C is figuring out the days vs nights and slept most of yesterday. After five in the bed last night husband gated himself in the kids room tonight to get the kids to sleep in their own room/beds.
~Weekly Chat Thread August 19th-25th~
I'm terrible for that too.
We've been cooped up in the house way too much since the birth so I've been overcompensating for that. The problem though is that I keep forgetting to treat my nipples and I can't exactly walk around the park/library/mall/etc while airing out my girls lol. I hate thrush with a passion!!
Our boys are waking up more/ just being more alert in general and their favorite alert time is bed time. It's been harder and harder to get them asleep and when they wake up in the middle of the night to eat they are having a harder time going back to sleep. DH had one of them in a Moby for over an hr last night (I think 3-4 a.m.). I don't really know what to do about that.
Another day of non-stop (seemingly) pumping. I can't wait for them to get the hang of nursing.
Edelweiss - you have been through so much more than most of us have had to deal with. Not only have you handled it, you have handled it with such grace and positivity. Hang in there.
Woke up last night with a string of strong contractions which then fizzled out when I got up. Finally got to sleep at 2am. One of these bouts has to turn into real labor right?
Sorry that the mamas with babies are dealing with a lack of sleep. I can still remember that with DS, which has me a bit nervous for all of the newborn night nursing.
Oooh, anyone want to share some tips on how to help with siblings and change, etc. DS is raging right now and hitting me, lovely times. Not a good time to post, guess I'll be back later.
Thanks Crunchy and GIS.
MamaPigeon - DD has done really well with the new babies. A few times she has said she misses spending so much time with me and we try to have good talks and snuggle when we can. We didn't get gifts from the babies to her because she had already found a gift bag before they were born and was packing it with presents for the babies (different toys of hers). I don't use them as an excuse about why we can't do stuff or blame them for anything, if I'm tired I'm tired I don't say it's because of the babies, although I know she knows. We let her be involved in their cares as much as she wants to so she helps pat them dry after baths or grab burp cloths for us, things like that. Granted she's 4 and really mature so I think younger kids do generally have more problems. My niece was 3 when she got her little sibling and it was really hard on her.

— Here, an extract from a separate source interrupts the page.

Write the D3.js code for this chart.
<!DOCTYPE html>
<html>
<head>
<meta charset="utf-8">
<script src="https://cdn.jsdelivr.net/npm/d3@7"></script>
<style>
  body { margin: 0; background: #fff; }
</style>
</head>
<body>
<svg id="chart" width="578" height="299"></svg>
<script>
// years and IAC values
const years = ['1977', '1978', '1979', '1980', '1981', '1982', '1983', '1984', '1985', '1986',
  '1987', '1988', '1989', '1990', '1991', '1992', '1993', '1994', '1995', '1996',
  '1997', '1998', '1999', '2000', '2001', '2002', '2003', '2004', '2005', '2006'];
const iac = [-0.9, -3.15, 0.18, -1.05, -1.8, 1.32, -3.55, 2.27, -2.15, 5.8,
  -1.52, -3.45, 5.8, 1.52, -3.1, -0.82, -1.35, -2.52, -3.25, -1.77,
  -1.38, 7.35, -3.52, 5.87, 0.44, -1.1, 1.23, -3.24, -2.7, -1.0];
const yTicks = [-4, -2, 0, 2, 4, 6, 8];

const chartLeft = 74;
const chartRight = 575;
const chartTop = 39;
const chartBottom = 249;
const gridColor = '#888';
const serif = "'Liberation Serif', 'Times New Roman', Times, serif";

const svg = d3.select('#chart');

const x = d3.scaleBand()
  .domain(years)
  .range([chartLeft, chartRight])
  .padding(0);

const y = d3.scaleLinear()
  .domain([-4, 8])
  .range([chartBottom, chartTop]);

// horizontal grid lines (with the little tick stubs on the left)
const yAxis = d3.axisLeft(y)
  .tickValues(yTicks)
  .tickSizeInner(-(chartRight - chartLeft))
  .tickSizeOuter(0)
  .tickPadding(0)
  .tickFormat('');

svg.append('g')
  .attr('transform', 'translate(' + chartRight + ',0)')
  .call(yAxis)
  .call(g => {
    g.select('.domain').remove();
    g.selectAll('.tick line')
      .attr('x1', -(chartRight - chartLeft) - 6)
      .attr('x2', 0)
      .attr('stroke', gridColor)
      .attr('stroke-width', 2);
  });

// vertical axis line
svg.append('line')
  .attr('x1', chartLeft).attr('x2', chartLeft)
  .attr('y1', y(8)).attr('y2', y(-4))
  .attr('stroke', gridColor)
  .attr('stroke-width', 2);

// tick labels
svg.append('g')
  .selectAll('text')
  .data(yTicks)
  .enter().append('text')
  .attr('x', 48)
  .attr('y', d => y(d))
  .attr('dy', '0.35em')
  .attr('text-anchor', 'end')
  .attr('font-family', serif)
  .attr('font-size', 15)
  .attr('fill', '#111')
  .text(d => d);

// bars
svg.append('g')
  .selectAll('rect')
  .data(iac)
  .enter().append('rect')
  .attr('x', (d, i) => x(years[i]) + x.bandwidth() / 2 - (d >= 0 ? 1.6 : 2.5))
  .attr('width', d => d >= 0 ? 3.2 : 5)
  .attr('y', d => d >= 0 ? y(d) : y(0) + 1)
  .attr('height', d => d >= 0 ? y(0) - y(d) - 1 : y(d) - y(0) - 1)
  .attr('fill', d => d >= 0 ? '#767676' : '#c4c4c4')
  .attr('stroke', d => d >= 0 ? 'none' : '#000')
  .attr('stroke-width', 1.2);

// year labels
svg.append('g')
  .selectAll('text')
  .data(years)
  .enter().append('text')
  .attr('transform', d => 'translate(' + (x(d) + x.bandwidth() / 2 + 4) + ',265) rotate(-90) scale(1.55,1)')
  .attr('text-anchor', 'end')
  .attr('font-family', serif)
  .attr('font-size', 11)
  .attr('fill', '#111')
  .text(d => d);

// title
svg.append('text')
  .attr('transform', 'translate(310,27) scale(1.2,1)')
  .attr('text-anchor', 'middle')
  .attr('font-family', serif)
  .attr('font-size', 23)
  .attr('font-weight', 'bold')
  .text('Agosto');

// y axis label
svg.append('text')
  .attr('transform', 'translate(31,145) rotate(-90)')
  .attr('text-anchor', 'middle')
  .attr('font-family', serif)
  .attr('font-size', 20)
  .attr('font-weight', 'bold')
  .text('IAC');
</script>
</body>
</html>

Yeah I can't say pregnancy is very fun and I'm looking forward to things calming down. But it was 2 yrs ago next month that we conceived our 2nd child, our first baby we miscarried and this is such a better place than I've been in the last 2.5 yrs wanting more living kids. Just the same, yes it's exhausting!!
Mama Pigeon. Bee is days younger than your DS and has reacted really well to baby. Monkey is the same age difference too and he did really well the first time (and this time too).

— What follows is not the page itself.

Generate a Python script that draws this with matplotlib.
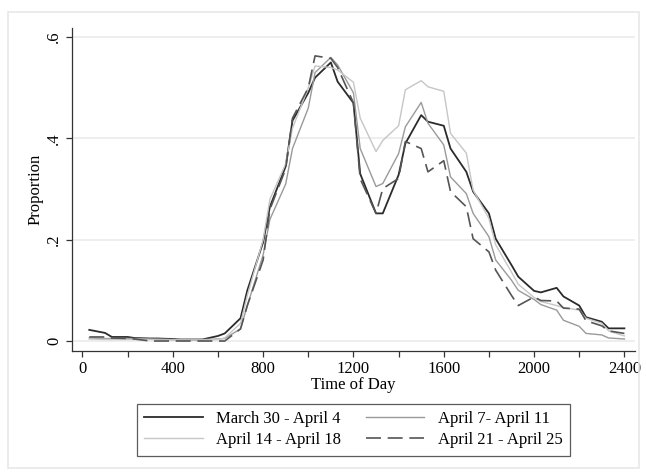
#!/usr/bin/env python3
import numpy as np

import matplotlib
matplotlib.use("Agg")
import matplotlib.pyplot as plt
from matplotlib.patches import Rectangle


# time of day in HHMM form, half-hour steps
times = [30, 100, 130, 200, 230, 300, 330, 400, 430, 500, 530, 600,
         630, 700, 730, 800, 830, 900, 930, 1000, 1030, 1100, 1130, 1200,
         1230, 1300, 1330, 1400, 1430, 1500, 1530, 1600, 1630, 1700, 1730, 1800,
         1830, 1900, 1930, 2000, 2030, 2100, 2130, 2200, 2230, 2300, 2330, 2400]

march30_april4 = [0.022, 0.016, 0.008, 0.008, 0.006, 0.005, 0.005, 0.004, 0.003, 0.003, 0.003, 0.010,
                  0.015, 0.045, 0.100, 0.195, 0.265, 0.345, 0.435, 0.490, 0.520, 0.550, 0.512, 0.470,
                  0.330, 0.252, 0.252, 0.328, 0.390, 0.446, 0.433, 0.425, 0.380, 0.334, 0.295, 0.252,
                  0.202, 0.150, 0.127, 0.099, 0.096, 0.105, 0.088, 0.070, 0.047, 0.038, 0.025, 0.025]

april7_april11 = [0.006, 0.005, 0.005, 0.005, 0.005, 0.004, 0.004, 0.003, 0.003, 0.003, 0.003, 0.004,
                  0.005, 0.024, 0.070, 0.170, 0.240, 0.310, 0.380, 0.460, 0.530, 0.560, 0.545, 0.490,
                  0.380, 0.305, 0.311, 0.370, 0.423, 0.471, 0.430, 0.387, 0.324, 0.291, 0.252, 0.206,
                  0.160, 0.120, 0.100, 0.082, 0.072, 0.061, 0.041, 0.029, 0.015, 0.012, 0.006, 0.004]

april14_april18 = [0.004, 0.003, 0.003, 0.003, 0.003, 0.003, 0.002, 0.002, 0.002, 0.002, 0.002, 0.003,
                   0.006, 0.035, 0.090, 0.200, 0.280, 0.350, 0.420, 0.500, 0.543, 0.540, 0.535, 0.511,
                   0.440, 0.374, 0.396, 0.425, 0.496, 0.514, 0.502, 0.493, 0.410, 0.371, 0.298, 0.242,
                   0.190, 0.136, 0.112, 0.086, 0.078, 0.070, 0.066, 0.061, 0.045, 0.035, 0.020, 0.010]

april21_april25 = [0.008, 0.008, 0.006, 0.005, 0.004, 0.000, 0.000, 0.000, 0.000, 0.000, 0.000, 0.000,
                   0.000, 0.024, 0.070, 0.160, 0.260, 0.340, 0.440, 0.500, 0.563, 0.558, 0.540, 0.470,
                   0.320, 0.252, 0.301, 0.321, 0.394, 0.380, 0.334, 0.356, 0.295, 0.265, 0.202, 0.176,
                   0.140, 0.090, 0.070, 0.087, 0.080, 0.079, 0.065, 0.063, 0.040, 0.030, 0.020, 0.015]

labels = ["March 30 - April 4", "April 7- April 11", "April 14 - April 18", "April 21 - April 25"]

plt.rcParams["font.family"] = ["Liberation Serif", "DejaVu Serif"]
plt.rcParams["font.size"] = 12

W, H = 646, 475
fig = plt.figure(figsize=(W / 100, H / 100), dpi=100)

# outer graph region frame
fig.patches.append(Rectangle((8 / W, 1 - 468 / H), (639 - 8) / W, (468 - 12) / H,
                             transform=fig.transFigure, fill=False,
                             edgecolor="#e8e8e8", linewidth=1.2))

ax = fig.add_axes([72 / W, 1 - 351 / H, (635 - 72) / W, (351 - 28) / H])

l1, = ax.plot(times, march30_april4, color="#2b2b2b", linewidth=1.3, label=labels[0])
l2, = ax.plot(times, april7_april11, color="#9a9a9a", linewidth=1.0, label=labels[1])
l3, = ax.plot(times, april14_april18, color="#c6c6c6", linewidth=1.0, label=labels[2])
l4, = ax.plot(times, april21_april25, color="#555555", linewidth=1.2,
              linestyle=(0, (9, 4)), label=labels[3])

ax.set_xlim(-46.5, 2447)
ax.set_ylim(-0.0197, 0.618)

ax.set_xticks(np.arange(0, 2401, 400))
ax.set_xticks(np.arange(200, 2400, 400), minor=True)
ax.set_yticks([0, 0.2, 0.4, 0.6])
ax.set_yticklabels(["0", ".2", ".4", ".6"], rotation=90, va="center")

for side in ["top", "right"]:
    ax.spines[side].set_visible(False)
for side in ["left", "bottom"]:
    ax.spines[side].set_color("#333333")
    ax.spines[side].set_linewidth(0.9)

ax.tick_params(axis="both", which="both", direction="out", length=4,
               width=0.9, color="#333333", labelsize=12, pad=3)
ax.tick_params(axis="x", which="minor", length=4)

ax.yaxis.grid(True, color="#eeeeee", linewidth=1.4)
ax.set_axisbelow(True)

ax.set_xlabel("Time of Day", fontsize=12, labelpad=0)
ax.set_ylabel("Proportion", fontsize=12, labelpad=2)

leg = fig.legend([l1, l3, l2, l4],
                 [labels[0], labels[2], labels[1], labels[3]],
                 ncol=2, loc="center", bbox_to_anchor=(353.5 / W, 1 - 429.5 / H),
                 bbox_transform=fig.transFigure, fontsize=12,
                 frameon=True, fancybox=False, handlelength=3.5,
                 handletextpad=0.8, columnspacing=1.5, labelspacing=0.3,
                 borderpad=0.45, borderaxespad=0)
leg.get_frame().set_edgecolor("#333333")
leg.get_frame().set_linewidth(0.9)

fig.savefig("out.png", dpi=100)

When they were going through stuff, it was usually focused on us rather than baby.
*Letting them play baby if they wanted. Monkey was particularly interested in trying out all the baby gear last time. This time they have all taken more than a few turns in the little baby swing.
*Giving them things they could do with baby. She likes to listen to them talk. to get gentle kisses, and raspberries blown on her tummy. For them to sing to her.
*Put baby in the bouncy seat so they can interact without the same squishing/picking up/running over issues
*Tell baby to wait her turn sometimes too. "C I know you need a hug, but you need to wait until I finish pouring Bees milk"
*when all else fails, getting everyone into the bath worked well for us.
Remember newborns sleep more than you remember and you will have time alone with the bigs.
Anyone else past their due date and still pregnant? I'm 40.3 and my dh just reminded me that MIL will be here next Wed. My midwife thinks I might just be sending baby a message to back burner it with all the crap I have going on (moving, packing, etc). But that reminder might be enough to execute the "vacate" command!
I offered to DS that he could stay home with me today, but I'm boring, so he went to day care to be with his friends again. I should be grateful for the peace and quiet, but at least if he was around, I wouldn't feel at all bad about doing absolutely nothing...
Thanks Edelweiss and Leigh! It's so nice to read about good experiences with older siblings and new babies. I'm glad your families are doing well with the transition.
I think DS will be okay with his new sister, but he's just so 2 emotionally. I want to make sure he doesn't get too stressed out, definitely think the helping out/interacting with new sibling will help.